Spring concert will have free admission

Analicia Haynes and Corryn Brock, Editor-in-Chief and Assistant News Editor

Because of low ticket sales, the 2019 Spring Concert, featuring lovelytheband, is now free to students and the general public.

University Board made the announcement Tuesday afternoon via social media.

Mariah Marlar, the president of UB, said anywhere from 50 to 100 tickets were sold, but she does not know the exact number.

She said since the ticket sales from the concerts help offset the cost for the performance, UB will take a hit, and the loss will roll over into next year’s budget.

She said she did not know the actual cost of the concert.

However, Marlar said having a free concert was feasible because the band is up and coming and the venue is small, which was the goal this year.

“We were trying something new,” Marlar said.

She said although it is going to be a small hit, it will be worth it in the end because they are still having a concert rather than canceling it.

The free tickets are available at the door on a first come, first serve basis, according to a press release sent Tuesday night.

Students will have to bring a valid Panther Card, and the general public will have to bring a valid photo ID to claim the tickets.

Previously purchased tickets can be returned to the ticket office for a full refund at the Eastern Ticket Office in the Martin Luther King Jr. University Union. Ticket office hours are 9 a.m. to 3 p.m. Monday through Friday.

The concert is at 7 p.m. Thursday in McAfee Gym.

When asked about the concert, six students shared a similar sentiment. They did not know who the band was, and they had no intentions of going in the first place.

Jared Mann, a freshman engineering major, said he was not planning on going and still is not going despite the concert being free.

“A lot of people don’t know who the band is, so I would have no one to go with,” Mann said. “I do not know them at all. I know they have one popular song; I do not know the popular song though.

Shona Coleman, a graduate student studying history, also said she was not going in the first place because she only knows one song by the band and the concert was going to be in McAfee.

“The concert got moved to McAfee. Having worked in McAfee and experienced some events there, it gets very warm, and it’s not very good for ventilation, so they would have to have the windows open, and I could have heard the concert from outside anyways, so that was my plan,” Coleman said.

Coleman said she is still not going to go.

Marlar said even though they will have the windows open, McAfee is comfortable this time of year and the heat will not be a problem.

Charlie Dumach, a freshman music major, said she did not know who the band was and thinks people are not going to go because they do not know who it is.

When asked if she would go since the concert is now free, Dumach said she is still not going to go.

Marlar said students should still go even if they do not know the band because they will not be wasting money.

“What do you have to lose?” Marlar said. “A couple of hours of your time?”

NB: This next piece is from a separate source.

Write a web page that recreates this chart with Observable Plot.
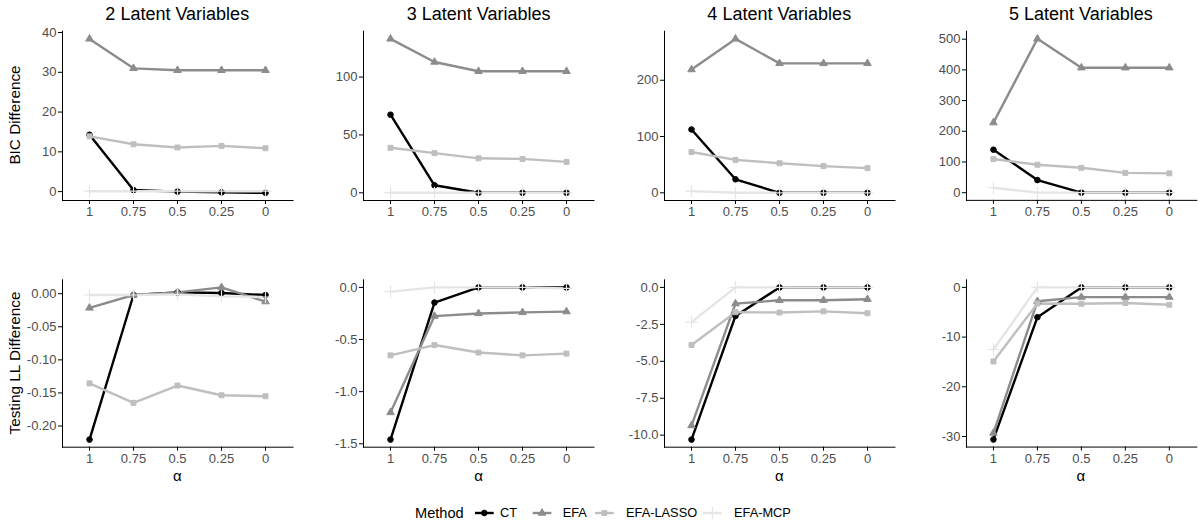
<!DOCTYPE html>
<html><head><meta charset="utf-8">
<script src="https://cdn.jsdelivr.net/npm/d3@7"></script>
<script src="https://cdn.jsdelivr.net/npm/@observablehq/plot@0.6"></script>
<style>
body{margin:0;background:#fff;}
#chart{position:relative;width:1198px;height:524px;overflow:hidden;font-family:"Liberation Sans",Arial,sans-serif;}
.panel{position:absolute;}
.panel svg{overflow:visible;}
g[aria-label$="tick label"]{fill:#4d4d4d;}
.lbl{position:absolute;white-space:nowrap;color:#000;}
</style></head>
<body><div id="chart"></div>
<script>
// ---------- data ----------
const alphaLabels = ["1", "0.75", "0.5", "0.25", "0"];
const methods = ["CT", "EFA", "EFA-LASSO", "EFA-MCP"];
const panelTitles = ["2 Latent Variables", "3 Latent Variables", "4 Latent Variables", "5 Latent Variables"];
const methodColors = ["#000000", "#8c8c8c", "#bfbfbf", "#e5e5e5"];
const methodSymbols = ["circle", "triangle", "square", "plus"];

// BIC Difference: one row per panel (2..5 latent variables), values at alpha 1, 0.75, 0.5, 0.25, 0
const bicCT = [
  [14.3, 0.4, 0.0, -0.2, -0.3],
  [67.5, 6.5, 0, 0, 0],
  [112.5, 24, 0, 0, 0],
  [140, 41, 0, 0, 0]
];
const bicEFA = [
  [38.4, 31.0, 30.5, 30.5, 30.5],
  [133, 113, 105, 105, 105],
  [219, 273.5, 230, 230, 230],
  [228, 501, 407, 407, 407]
];
const bicLASSO = [
  [13.9, 11.9, 11.1, 11.5, 10.9],
  [38.9, 34.3, 29.8, 29.3, 26.7],
  [72.5, 58.5, 52.5, 47.5, 43.8],
  [109.5, 91, 81, 64.5, 63]
];
const bicMCP = [
  [0.1, 0.1, 0.1, 0.1, 0.1],
  [0.1, 0, 0, 0, 0],
  [3, 0, 0, 0, 0],
  [16, 0, 0, 0, 0]
];

// Testing LL Difference
const llCT = [
  [-0.2205, -0.002, 0.002, 0.001, -0.002],
  [-1.46, -0.145, 0, 0, 0],
  [-10.3, -1.93, 0, 0, 0],
  [-30.6, -6.0, 0, 0, 0]
];
const llEFA = [
  [-0.0215, -0.002, 0.002, 0.0095, -0.012],
  [-1.2, -0.275, -0.25, -0.24, -0.232],
  [-9.35, -1.1, -0.87, -0.87, -0.8],
  [-29.3, -2.8, -1.95, -1.95, -1.95]
];
const llLASSO = [
  [-0.1355, -0.165, -0.1388, -0.1535, -0.155],
  [-0.652, -0.553, -0.625, -0.652, -0.635],
  [-3.9, -1.68, -1.7, -1.62, -1.75],
  [-14.9, -3.25, -3.3, -3.15, -3.5]
];
const llMCP = [
  [-0.002, -0.002, -0.001, -0.004, -0.005],
  [-0.04, 0, 0, 0, -0.01],
  [-2.35, 0, 0, 0, 0],
  [-12.5, 0, 0, 0, 0]
];

const bicTicks = [[0, 10, 20, 30, 40], [0, 50, 100], [0, 100, 200], [0, 100, 200, 300, 400, 500]];
const bicDecimals = [0, 0, 0, 0];
const llTicks = [[-0.20, -0.15, -0.10, -0.05, 0], [-1.5, -1.0, -0.5, 0], [-10, -7.5, -5, -2.5, 0], [-30, -20, -10, 0]];
const llDecimals = [2, 1, 1, 0];

const rowLabels = ["BIC Difference", "Testing LL Difference"];
const xLabel = "α";
const legendTitle = "Method";

// ---------- layout ----------
const chart = document.getElementById("chart");
const FONT = '"Liberation Sans", Arial, sans-serif';
const panelLeft = [62, 363.3, 664, 965.7];
const PW = 230.5;
const rowGeom = [
  {svgTop: 0, H: 228, top: 30.7, bottom: 200},
  {svgTop: 250, H: 240, top: 279.3, bottom: 446.7}
];

function addPanel(seriesList, ticks, dec, row, col) {
  const rows = [];
  methods.forEach((m, mi) => {
    seriesList[mi][col].forEach((v, i) => rows.push({method: m, alpha: alphaLabels[i], value: v}));
  });
  const ext = d3.extent(rows, d => d.value);
  const pad = (ext[1] - ext[0]) * 0.05;
  const g = rowGeom[row];
  const ML = 60, MR = 2;
  const plot = Plot.plot({
    width: ML + PW + MR,
    height: g.H,
    marginLeft: ML,
    marginRight: MR,
    marginTop: g.top - g.svgTop,
    marginBottom: g.svgTop + g.H - g.bottom,
    style: {fontFamily: FONT, fontSize: "13px", color: "#000", background: "none", overflow: "visible"},
    x: {type: "point", domain: alphaLabels, padding: 0.6, line: true, tickSize: 4, tickPadding: 2.5, label: null},
    y: {domain: [ext[0] - pad, ext[1] + pad], ticks: ticks, tickFormat: d => d.toFixed(dec), line: true, tickSize: 4, tickPadding: 2, label: null},
    color: {domain: methods, range: methodColors},
    symbol: {domain: methods, range: methodSymbols},
    marks: [
      Plot.lineY(rows, {x: "alpha", y: "value", stroke: "method", z: "method", strokeWidth: 2.4}),
      Plot.dot(rows.filter(d => d.method !== "EFA-MCP"), {x: "alpha", y: "value", fill: "method", stroke: "method", symbol: "method", r: 2.8, strokeWidth: 1}),
      Plot.dot(rows.filter(d => d.method === "EFA-MCP"), {x: "alpha", y: "value", stroke: "method", symbol: "method", r: 4, strokeWidth: 1.2})
    ]
  });
  const wrap = document.createElement("div");
  wrap.className = "panel";
  wrap.style.left = (panelLeft[col] - ML) + "px";
  wrap.style.top = g.svgTop + "px";
  wrap.appendChild(plot);
  chart.appendChild(wrap);
}

function addLabel(text, x, y, size, rotate) {
  const d = document.createElement("div");
  d.className = "lbl";
  d.textContent = text;
  d.style.fontSize = size + "px";
  d.style.lineHeight = size + "px";
  d.style.left = x + "px";
  d.style.top = y + "px";
  d.style.transform = "translate(-50%,-50%)" + (rotate ? " rotate(-90deg)" : "");
  chart.appendChild(d);
}

for (let c = 0; c < 4; c++) {
  addPanel([bicCT, bicEFA, bicLASSO, bicMCP], bicTicks[c], bicDecimals[c], 0, c);
  addPanel([llCT, llEFA, llLASSO, llMCP], llTicks[c], llDecimals[c], 1, c);
  const cx = panelLeft[c] + PW / 2;
  addLabel(panelTitles[c], cx, 20 - 0.3465 * 18, 18, false);
  addLabel(xLabel, cx, 480 - 0.3465 * 15, 15, false);
}
addLabel(rowLabels[0], 20 - 0.3465 * 15.3, (30.7 + 200) / 2, 15.3, true);
addLabel(rowLabels[1], 20 - 0.3465 * 15.3, (279.3 + 446.7) / 2, 15.3, true);

// ---------- legend ----------
const legendY = 513;
const keyX = [475, 532.7, 595, 703];
const keyW = 18.7;
const textX = [500, 562.7, 626, 734];
const leg = d3.select(chart).append("svg")
  .attr("width", 1198).attr("height", 30)
  .style("position", "absolute").style("left", "0px").style("top", (legendY - 15) + "px")
  .style("font-family", FONT);
leg.append("text").attr("x", 415).attr("y", 15).attr("dy", "0.35em")
  .attr("font-size", 14.6).attr("fill", "#000").text(legendTitle);
const symMap = {circle: d3.symbolCircle, triangle: d3.symbolTriangle, square: d3.symbolSquare, plus: d3.symbolPlus};
methods.forEach((m, i) => {
  const gk = leg.append("g");
  gk.append("line").attr("x1", keyX[i]).attr("x2", keyX[i] + keyW).attr("y1", 15).attr("y2", 15)
    .attr("stroke", methodColors[i]).attr("stroke-width", 2.4);
  const isPlus = methodSymbols[i] === "plus";
  const r = isPlus ? 4 : 2.8;
  gk.append("path").attr("transform", `translate(${keyX[i] + keyW / 2},15)`)
    .attr("d", d3.symbol(symMap[methodSymbols[i]], Math.PI * r * r)())
    .attr("fill", isPlus ? "none" : methodColors[i]).attr("stroke", methodColors[i])
    .attr("stroke-width", isPlus ? 1.2 : 1);
  gk.append("text").attr("x", textX[i]).attr("y", 15).attr("dy", "0.35em")
    .attr("font-size", 12.8).attr("fill", "#000").text(m);
});
</script></body></html>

The Spring Concert is paid for by student fees in addition to ticket sales. Marlar said when enrollment dropped, so did UB’s budget, and artists are not cheap.

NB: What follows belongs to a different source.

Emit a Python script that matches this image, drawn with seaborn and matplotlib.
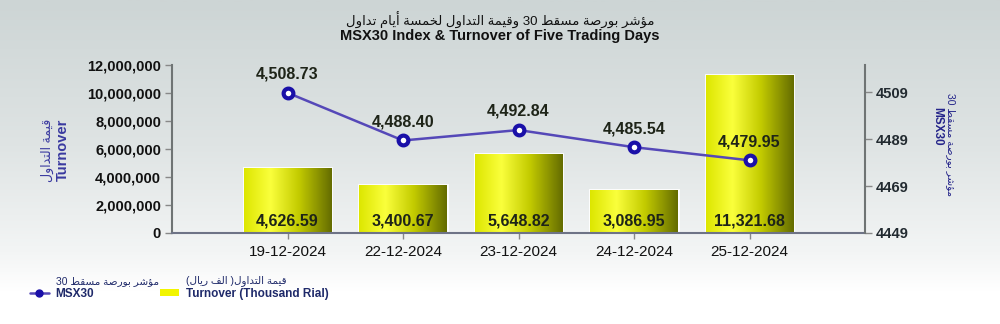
import unicodedata
import numpy as np
import matplotlib
matplotlib.use("Agg")
import matplotlib.pyplot as plt
from matplotlib.colors import LinearSegmentedColormap
from matplotlib.lines import Line2D
from matplotlib.patches import Patch
import seaborn as sns

# ---------------- data ----------------
dates = ["19-12-2024", "22-12-2024", "23-12-2024", "24-12-2024", "25-12-2024"]
turnover_thousand = [4626.59, 3400.67, 5648.82, 3086.95, 11321.68]
msx30_index = [4508.73, 4488.40, 4492.84, 4485.54, 4479.95]
left_ticks = [0, 2000000, 4000000, 6000000, 8000000, 10000000, 12000000]
right_ticks = [4449, 4469, 4489, 4509]

title_ar = "مؤشر بورصة مسقط 30 وقيمة التداول لخمسة أيام تداول"
title_en = "MSX30 Index & Turnover of Five Trading Days"
left_label_ar = "قيمة التداول"
left_label_en = "Turnover"
right_label_ar = "مؤشر بورصة مسقط 30"
right_label_en = "MSX30"
legend_ar_line = "مؤشر بورصة مسقط 30"
legend_en_line = "MSX30"
legend_ar_bar = "قيمة التداول( الف ريال)"
legend_en_bar = "Turnover (Thousand Rial)"


# ------------- minimal Arabic shaping + RTL ordering -------------
def _form(ch, kind):
    try:
        return unicodedata.lookup(unicodedata.name(ch) + " " + kind + " FORM")
    except (KeyError, ValueError):
        return None


def _is_arabic(ch):
    return "\u0600" <= ch <= "\u06ff"


def _dual(ch):
    return _is_arabic(ch) and _form(ch, "INITIAL") is not None


def shape_ar(text):
    out = []
    n = len(text)
    for i, ch in enumerate(text):
        if not _is_arabic(ch) or not ch.isalpha():
            out.append(ch)
            continue
        prev = text[i - 1] if i > 0 else ""
        nxt = text[i + 1] if i + 1 < n else ""
        join_prev = bool(prev) and _dual(prev)
        join_next = _dual(ch) and bool(nxt) and _is_arabic(nxt) and nxt.isalpha()
        if join_prev and join_next:
            f = _form(ch, "MEDIAL")
        elif join_prev:
            f = _form(ch, "FINAL")
        elif join_next:
            f = _form(ch, "INITIAL")
        else:
            f = _form(ch, "ISOLATED")
        out.append(f if f else ch)
    s = "".join(out)
    rev = s[::-1]
    res, run = [], ""
    for c in rev:
        if c.isdigit():
            run += c
        else:
            if run:
                res.append(run[::-1])
                run = ""
            res.append({"(": ")", ")": "("}.get(c, c))
    if run:
        res.append(run[::-1])
    return "".join(res)


# ---------------- style ----------------
sns.set_theme(style="white")
plt.rcParams["font.family"] = ["Liberation Sans", "DejaVu Sans"]

W, H = 1000, 324
fig = plt.figure(figsize=(W / 100, H / 100), dpi=100)

# background gradient
bg = fig.add_axes([0, 0, 1, 1], zorder=-10)
grad = np.linspace(0, 1, 300).reshape(-1, 1)
bg_cmap = LinearSegmentedColormap.from_list(
    "bg", [(0.0, "#cdd5d5"), (0.45, "#dfe4e4"), (0.78, "#f3f5f5"), (0.9, "#ffffff"), (1.0, "#ffffff")]
)
bg.imshow(grad, aspect="auto", cmap=bg_cmap, extent=[0, 1, 0, 1], origin="upper")
bg.set_axis_off()

ax = fig.add_axes([0.172, 0.281, 0.693, 0.518])
ax.set_facecolor("none")

turnover_values = [v * 1000 for v in turnover_thousand]
sns.barplot(x=dates, y=turnover_values, ax=ax, color="#e8f000", width=0.76,
            edgecolor="white", linewidth=2.0, saturation=1, zorder=2)

# gradient fill for bars
bar_cmap = LinearSegmentedColormap.from_list(
    "bar", [(0.0, "#dde600"), (0.3, "#faff3c"), (0.62, "#c4cc00"), (1.0, "#646c00")]
)
hgrad = np.linspace(0, 1, 256).reshape(1, -1)
for p in ax.patches:
    x0, y0 = p.get_x(), p.get_y()
    w, h = p.get_width(), p.get_height()
    im = ax.imshow(hgrad, aspect="auto", cmap=bar_cmap, extent=[x0, x0 + w, y0, y0 + h],
                   zorder=2.5, origin="lower")
    im.set_clip_path(p)

for i, v in enumerate(turnover_thousand):
    ax.text(i, 0.3e6, f"{v:,.2f}", ha="center", va="bottom", fontsize=11.5,
            fontweight="bold", color="#1e2418", zorder=5)

ax.set_xlim(-1, 5)
ax.set_ylim(0, 12000000)
ax.set_yticks(left_ticks)
ax.set_yticklabels([f"{t:,}" for t in left_ticks], fontsize=10.5, fontweight="bold", color="#111111")
ax.tick_params(axis="y", which="major", left=True, length=5, width=1, color="#888888", pad=3)
ax.tick_params(axis="x", bottom=True, length=4, width=1, color="#888888", labelsize=11,
               labelcolor="#111111", pad=5)
ax.set_xlabel("")
for s in ["top", "right"]:
    ax.spines[s].set_visible(False)
ax.spines["left"].set_color("#6f7474")
ax.spines["left"].set_linewidth(1.5)
ax.spines["bottom"].set_color("#6e7386")
ax.spines["bottom"].set_linewidth(1.5)

# MSX30 line on secondary axis
ax2 = ax.twinx()
ax2.set_facecolor("none")
sns.pointplot(x=dates, y=msx30_index, ax=ax2, color="#5548b8", markers="o",
              linestyles="-", errorbar=None, zorder=4)
for ln in ax2.lines:
    ln.set_linewidth(1.8)
    ln.set_marker("o")
    ln.set_markersize(7)
    ln.set_markerfacecolor("white")
    ln.set_markeredgecolor("#1a10a8")
    ln.set_markeredgewidth(3)
for coll in ax2.collections:
    coll.set_visible(False)
for i, v in enumerate(msx30_index):
    ax2.annotate(f"{v:,.2f}", (i, v), xytext=(0, 8), textcoords="offset points",
                 ha="center", va="bottom", fontsize=11.5, fontweight="bold", color="#1e2418", zorder=6)

ax2.set_xlim(-1, 5)
ax2.set_ylim(4449, 4520.5)
ax2.set_yticks(right_ticks)
ax2.set_yticklabels([str(t) for t in right_ticks], fontsize=10.5, fontweight="bold", color="#222a30")
ax2.tick_params(axis="y", right=True, length=5, width=1, color="#888888", pad=3)
ax2.set_ylabel("")
ax2.set_xlabel("")
for s in ["top", "left", "bottom"]:
    ax2.spines[s].set_visible(False)
ax2.spines["right"].set_color("#6f7474")
ax2.spines["right"].set_linewidth(1.5)

# axis labels
fig.text(0.047, 0.537, shape_ar(left_label_ar), rotation=90, ha="center", va="center",
         fontsize=9, color="#3a3aa0")
fig.text(0.063, 0.537, left_label_en, rotation=90, ha="center", va="center",
         fontsize=10.5, fontweight="bold", color="#3a3aa0")
fig.text(0.951, 0.553, shape_ar(right_label_ar), rotation=-90, ha="center", va="center",
         fontsize=7.5, color="#25258a")
fig.text(0.937, 0.61, right_label_en, rotation=-90, ha="center", va="center",
         fontsize=8.5, fontweight="bold", color="#25258a")

# title
fig.text(0.5, 0.938, shape_ar(title_ar), ha="center", va="center", fontsize=9.5,
         color="#111111")
fig.text(0.5, 0.888, title_en, ha="center", va="center", fontsize=10.5,
         fontweight="bold", color="#111111")

# legend (English lines), Arabic lines placed above each label
handles = [
    Line2D([0], [0], color="#5548b8", lw=1.8, marker="o", markersize=5,
           markerfacecolor="#1a10a8", markeredgecolor="#1a10a8"),
    Patch(facecolor="#f2f500", edgecolor="none"),
]
labels = [legend_en_line, legend_en_bar]
leg = fig.legend(handles, labels, loc="center left", bbox_to_anchor=(0.025, 0.093), ncol=2,
                 frameon=False, fontsize=8.5, labelcolor="#1f2a6a", handlelength=1.6,
                 handleheight=0.5, handletextpad=0.6, columnspacing=5.6, borderaxespad=0)
for t in leg.get_texts():
    t.set_fontweight("bold")

fig.canvas.draw()
renderer = fig.canvas.get_renderer()
inv = fig.transFigure.inverted()
for t, ar in zip(leg.get_texts(), [legend_ar_line, legend_ar_bar]):
    bb = t.get_window_extent(renderer)
    (x0, y0), (x1, y1) = inv.transform([(bb.x0, bb.y0), (bb.x1, bb.y1)])
    fig.text(x0, y1 + 0.005, shape_ar(ar), ha="left", va="bottom", fontsize=7.5,
             color="#1f2a6a")

fig.savefig("out.png", dpi=100)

However, she said UB tries to get as much feedback from students by sending out surveys and taking polls in order to have open communication with the students and spend student fees to the best of UB’s ability.

She said lovelytheband was voted number two on the list, and UB felt confident bringing them to campus.

Tra’Mya Sims, a senior communication disorders and sciences major, said she is not going because she is “just not that interested in the artist,” and Teonikka Fancher, a senior family and consumer sciences, said after voting in the UB survey and after the reveal she was not planning on going.

“When I went to the reveal, I didn’t even know who they were talking about,” Fancher said. “They definitely should have made it free last year when Fetty Wap came; I would have gone to that.”

But one student, Matt Brauer, a freshman graphic design major, said if he has time he will go to the concert.

Originally, he was not going to go because of plans and because he did not hear of the band.

“If I have time, yeah, (I’ll go),” Brauer said.

Marlar said UB is hoping to have anywhere from a couple hundred people in attendance to a bigger goal of a couple thousand.

She said the first thousand people will receive wristbands and be able to stand on the floor of the gym.

After that initial 1,000, people will have to sit in the stands because of safety codes.